Le régime de l'AFDL au pouvoir à
Kinshasa est la création du Rwanda et de l'Ouganda, principaux acteurs
entretenant la guerre à l'Est depuis 1996. Cette réalité place le Peuple
Congolais dans une position inconfortable.
5. La Communauté Internationale
Le mandat de la Mission des
Nations-Unies en RDC permet aux casques bleus de protéger la population civile et
partant de contribuer efficacement à la restauration d'une paix juste et
durable.

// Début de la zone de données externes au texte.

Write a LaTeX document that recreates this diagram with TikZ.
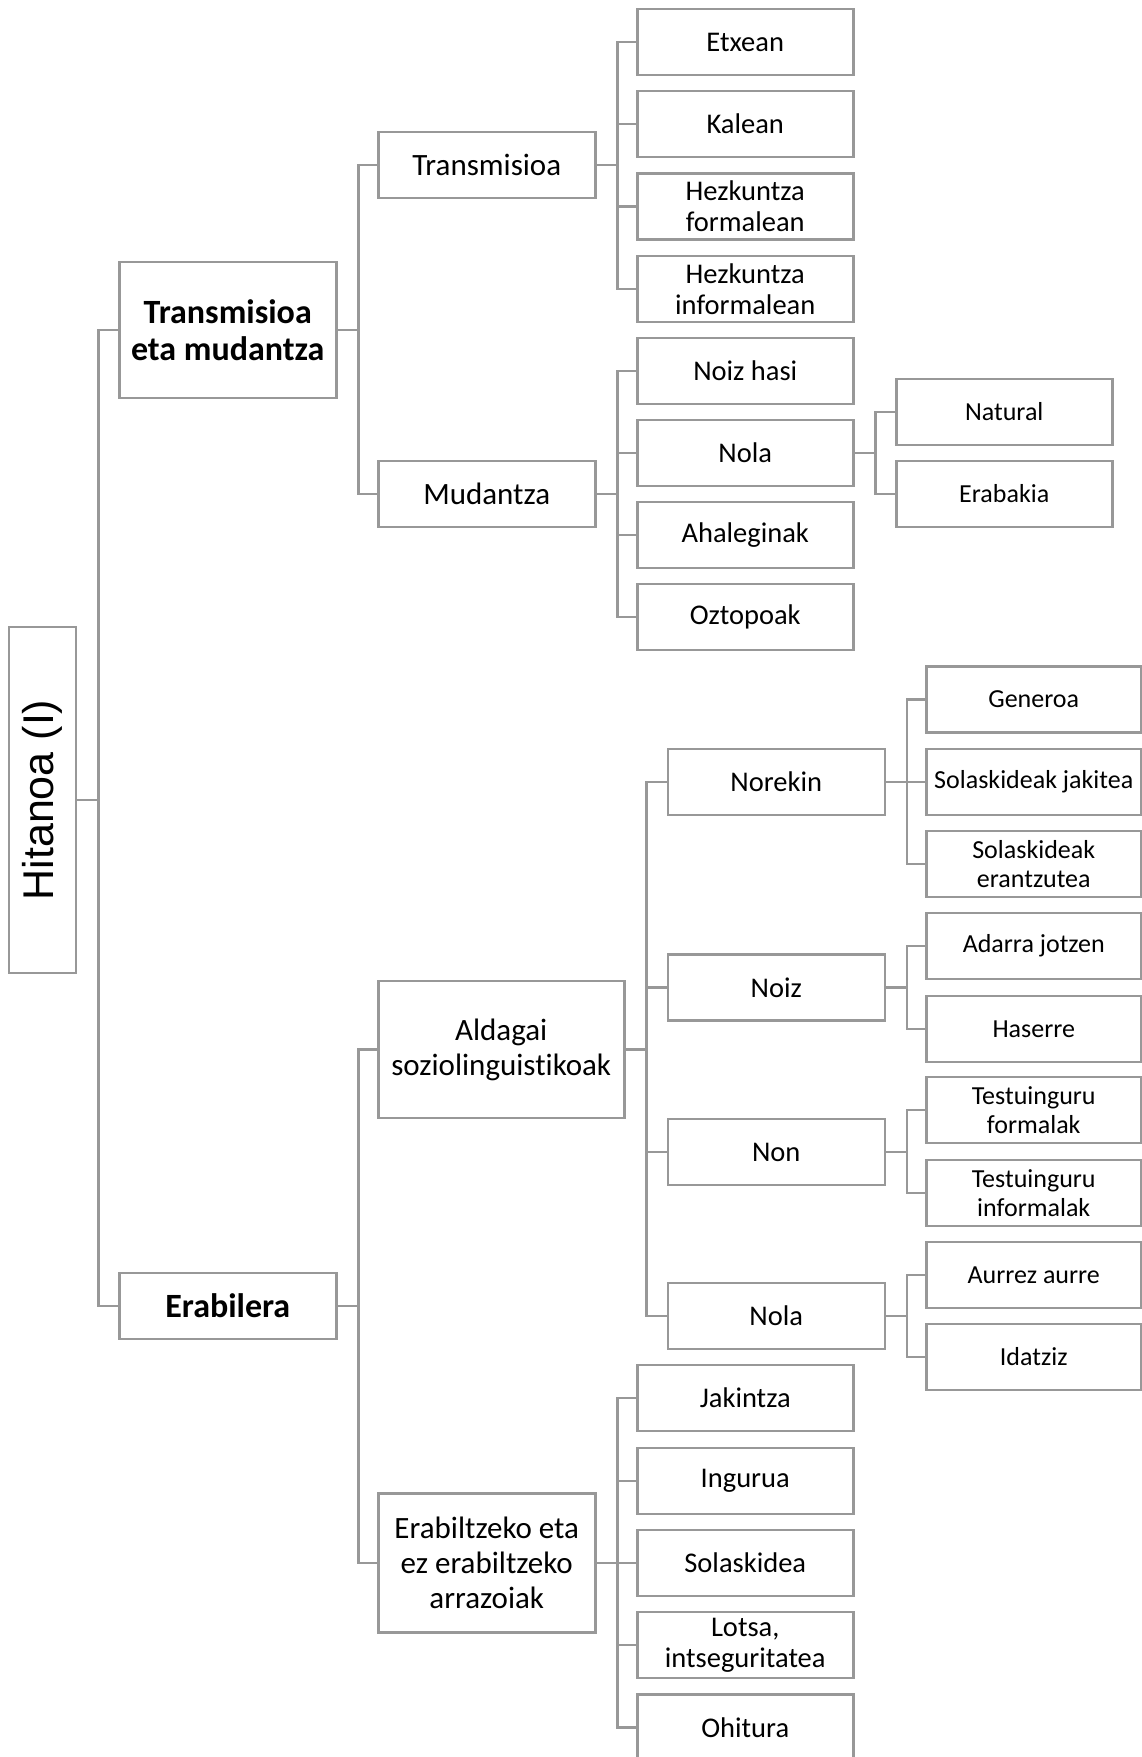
\documentclass[tikz,border=0pt]{standalone}
\usepackage{fontspec}
\setmainfont{Carlito}[Ligatures={NoCommon}]
\newfontfamily\arialfont{Liberation Sans}

\definecolor{linegray}{RGB}{152,152,152}

\tikzset{
  box/.style={draw=linegray, line width=2.5pt, fill=white, align=center, inner sep=0pt,
    anchor=west, minimum height=66pt, minimum width=216pt},
  topbox/.style={box, minimum width=217pt, font=\fontsize{34}{36.5}\selectfont\bfseries},
  midbox/.style={box, minimum width=217pt, font=\fontsize{31}{35}\selectfont},
  leafbox/.style={box, font=\fontsize{28.5}{31}\selectfont},
  subleaf/.style={box, minimum width=215pt, font=\fontsize{26}{29}\selectfont},
  conn/.style={draw=linegray, line width=2.5pt},
}

\begin{document}
\begin{tikzpicture}[x=1pt,y=-1pt]

% Parameters
\def\colA{118}
\def\colB{377}
\def\colC{636}
\def\colD{666.5}
\def\colE{895}
\def\colF{925}
\def\gap{21}

\useasboundingbox (0,0) rectangle (1141,1757);

% Root
\node[box, anchor=center, minimum width=67pt, minimum height=346pt] (root) at (42.5,800)
  {\arialfont\fontsize{43}{48}\selectfont\rotatebox{90}{Hitanoa (I)}};

% Level 1
\node[topbox, minimum height=136pt] (transmud) at (\colA,330) {Transmisioa\\eta mudantza};
\node[topbox] (erabilera) at (\colA,1306) {Erabilera};
\foreach \c in {transmud, erabilera}
  \draw[conn] (root.east) -- ++(\gap,0) |- (\c.west);

% Level 2
\node[midbox] (transmisioa) at (\colB,165) {Transmisioa};
\node[midbox] (mudantza) at (\colB,494) {Mudantza};
\node[midbox, minimum width=246pt, minimum height=137pt] (aldagai) at (\colB,1049.5) {Aldagai\\soziolinguistikoak};
\node[midbox, minimum height=139pt] (arrazoiak) at (\colB,1563) {Erabiltzeko eta\\ez erabiltzeko\\arrazoiak};
\foreach \p/\c in {transmud/transmisioa, transmud/mudantza, erabilera/aldagai, erabilera/arrazoiak}
  \draw[conn] (\p.east) -- ++(\gap,0) |- (\c.west);

% Transmisioa
\foreach \n/\y/\t in {etxean/42/Etxean, kalean/124/Kalean, hformal/206.5/{Hezkuntza\\formalean},
    hinformal/289/{Hezkuntza\\informalean}} {
  \node[leafbox] (\n) at (\colC,\y) {\t};
  \draw[conn] (transmisioa.east) -- ++(\gap,0) |- (\n.west);
}

% Mudantza
\foreach \n/\y/\t in {noizhasi/371/Noiz hasi, nolaA/453/Nola, ahaleginak/535/Ahaleginak, oztopoak/617/Oztopoak} {
  \node[leafbox] (\n) at (\colC,\y) {\t};
  \draw[conn] (mudantza.east) -- ++(\gap,0) |- (\n.west);
}
\foreach \n/\y/\t in {natural/412/Natural, erabakia/494/Erabakia} {
  \node[subleaf, minimum width=216pt] (\n) at (\colE,\y) {\t};
  \draw[conn] (nolaA.east) -- ++(\gap,0) |- (\n.west);
}

% Aldagai soziolinguistikoak
\foreach \n/\y/\t in {norekin/782/Norekin, noiz/987.7/Noiz, non/1152/Non, nolaB/1316/Nola} {
  \node[leafbox, minimum width=217pt] (\n) at (\colD,\y) {\t};
  \draw[conn] (aldagai.east) -- ++(\gap,0) |- (\n.west);
}
\foreach \p/\n/\y/\t in {norekin/generoa/699.5/Generoa, norekin/jakitea/782/Solaskideak jakitea,
    norekin/erantzutea/864/{Solaskideak\\erantzutea}, noiz/adarra/946/Adarra jotzen,
    noiz/haserre/1029/Haserre, non/tformal/1110/{Testuinguru\\formalak},
    non/tinformal/1193/{Testuinguru\\informalak}, nolaB/aurrez/1275/Aurrez aurre,
    nolaB/idatziz/1357/Idatziz} {
  \node[subleaf] (\n) at (\colF,\y) {\t};
  \draw[conn] (\p.east) -- ++(\gap,0) |- (\n.west);
}

% Arrazoiak
\foreach \n/\y/\t in {jakintza/1398/Jakintza, ingurua/1481/Ingurua, solaskidea/1563/Solaskidea,
    lotsa/1645/{Lotsa,\\intseguritatea}, ohitura/1727.5/Ohitura} {
  \node[leafbox] (\n) at (\colC,\y) {\t};
  \draw[conn] (arrazoiak.east) -- ++(\gap,0) |- (\n.west);
}
\end{tikzpicture}
\end{document}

Sous les termes de ce mandat, les Nations-Unies peuvent, si elles le
veulent sérieusement, mettre hors d'état de nuire tous les acteurs qui
entretiennent la guerre à l'Est de la RDC.
Au cas où le présent mandat de la
Mission des Nations-Unies était trop étroit, la décision d'un mandat aux
pouvoirs plus élargis aux fins de rétablir la paix durable en République
Démocratique du Congo n'est pas compliquée.
Dans sa pratique de l'année
dernière, la communauté internationale a démontré que même avec un mandat
limité de l'ONU ou même sans mandat précis, elle pouvait obtenir une
transformation de situation lorsqu'elle est effectivement déterminée.
Les cas de la Libye avec Kadhafi
et de la Côte-d'Ivoire avec Laurent Gbagbo en sont l'illustration.
De plus, une panoplie des mesures
juridiques, politiques, judiciaires et diplomatiques sont largement à la
disposition de la communauté internationale pour rétablir la paix durable à
l'Est du Congo.
A titre indicatif, le Droit
d'ingérence humanitaire seul suffirait à la communauté internationale pour
mettre fin au théâtre dramatique à l'Est qui perdure depuis 15 ans.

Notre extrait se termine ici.